Ever since
President Franklin D. Roosevelt's New Deal
initiatives of the 1930s, African-American voting
allegiances have largely switched from the Republican
Party, the "party of Lincoln," to the
Democrats.
But the
Democratic Party, particularly of late, has become more and
more an uncomfortable fit for some African-Americans.
"What have
the Democrats done for us all that time?" renowned
and beloved African-American mystery novelist Walter
Mosley asked in the February 27 issue of The
Nation. "We are still segregated and profiled,
and have a very low representation at the top echelons
of the Democratic Party. We are the stalwarts, the
bulwark, the Old Faithful of the Democrats, and yet
they have not made our issues a high priority in a
very long time."
Exploiting the
unease African-Americans feel in the Democratic Party,
Republicans have seized numerous moments to speak to black
audiences by any means and lies necessary.
"I'm someone who believes that no matter how
well we do in elections, no matter how successful we
are, no matter how many seats we have in Congress, we
can win the White House all we want, if the party of Lincoln
does not have more African-Americans come back home, then we
can't call ourselves a real majority,"
Republican National Committee Chairman Ken Mehlman
told Howard University students in March 2005.
The religious
outreach to African-Americans by the GOP has been both
unprecedented and unrelenting. George W. Bush's
faith-based initiatives target conservative
African-American churches, and his right-wing
Christian evangelical ministers exploit racial and
socioeconomic ills by blaming them on LGBT people. By
stoking the homophobic flames among African-Americans,
the Republican Party now appears to be the party
concerned with ameliorating the plight of black Americans.
"You want
to know what the single biggest problem facing inner-city
black neighborhoods is? Homosexuality," stated
the Reverend Louis P. Sheldon of the Traditional
Values Coalition, a far-right religious organization.
And herein lies
the problem for both African-Americans and LGBT people as
we jockey for a political place in the upcoming 2008
presidential election by casting our ballots with the
party best representative of our interests.
Our issues both
as African-American and as LGBT voting blocs will go
unaddressed if ballots are cast for the "party of
Lincoln." And with a "moral
values" platform steeped in homophobic rhetoric that
speaks to the fears and social ills of black people,
the Republican Party has craftily tapped into the
once-upon-a-time solidly black Democratic voting bloc
that is now decidedly divided.
The National Gay
and Lesbian Task Force Policy Institute has just
published a report titled "False Promises: How the
Right Deploys Homophobia to Win Support From
African-Americans," exposing the duplicitous
strategies of the Republican Party and the Christian right
to curry black votes for 2008.
The report
outlines the Republican strategy of pitting the LGBT civil
rights agenda against the black civil rights agenda as a
diversionary tactic to not only create enmity between
the two groups but also to focus attention away from
issues truly important to black people, like police
profiling, housing discrimination, unemployment, health
care, and education.
I asked Task
Force policy analyst Nicholas Ray, author of "False
Promises," what brought about the research.
"This project really came about from
conversations within the Policy Institute about the nature
of representation in the American system of
government.

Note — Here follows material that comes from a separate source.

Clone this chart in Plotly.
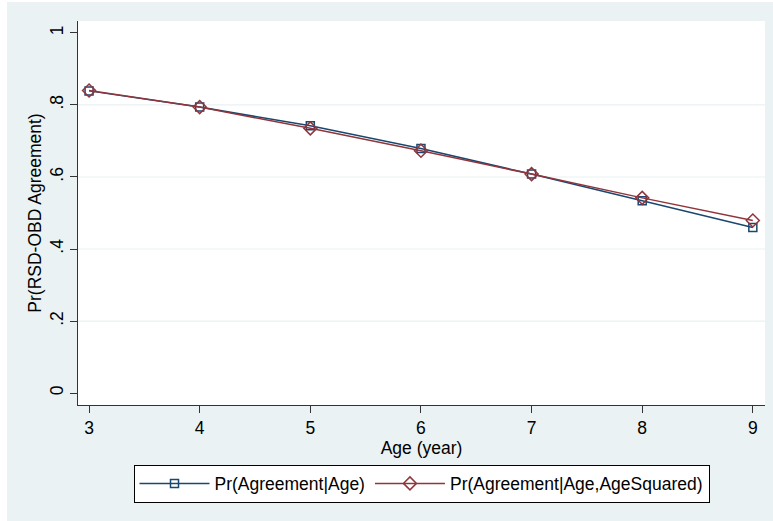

How the disadvantaged--the poor,
people of color, immigrants--are often targeted
for misinformation campaigns by those who seek their support
is a concern, and further, how elected officials so
often appear not to represent the best interests of
their neediest constituents."
According to data
compiled from polls by the conservative Black
America's Political Action Committee and the
progressive Joint Center for Political and Economic
Studies charting African-American voting patterns in the
last presidential election, the Republicans' lauded
"moral values" platform was of no
significant concern for respondents.
And despite the
Republican Party's attempt to use LGBT equality as a
wedge issue, especially among black people, 47% of
African-Americans would support some form of legal
recognition of same-sex relationships, according to
the JCPES poll.
Both polls
revealed that jobs, poverty, homelessness, hunger,
incarceration, health care, and education are top priorities
among African-Americans.
With overwhelming
evidence showing that African-Americans are not
political enemies of LGBT people, why then is the prevailing
misconception packaged as truth?
The
Republicans' "attempt to secure the support
and votes of African-Americans entailed willful
ignorance of the needs and priorities of the
African-American community combined with an unnecessary and
indefensible antigay message regarding the supposed threat
of same-sex marriage to America," Ray stated.
The voting
records of Republicans from the six states with the highest
population of African-Americans--Alabama, Georgia,
Louisiana, Maryland, Mississippi, and South
Carolina--show that they have the worst record
addressing African-American concerns. And not surprisingly,
the voting record of these same Republicans scores
high on conservative measures and near zero for
addressing LGBT equality.
Present-day
Republicans of the "party of Lincoln" aim to
win the 2008 election with 30% of the African-American
vote with a campaign platform of emancipating all
Americans from the "immoral" gay rights
agenda.
And they will
deploy any homophobic means necessary.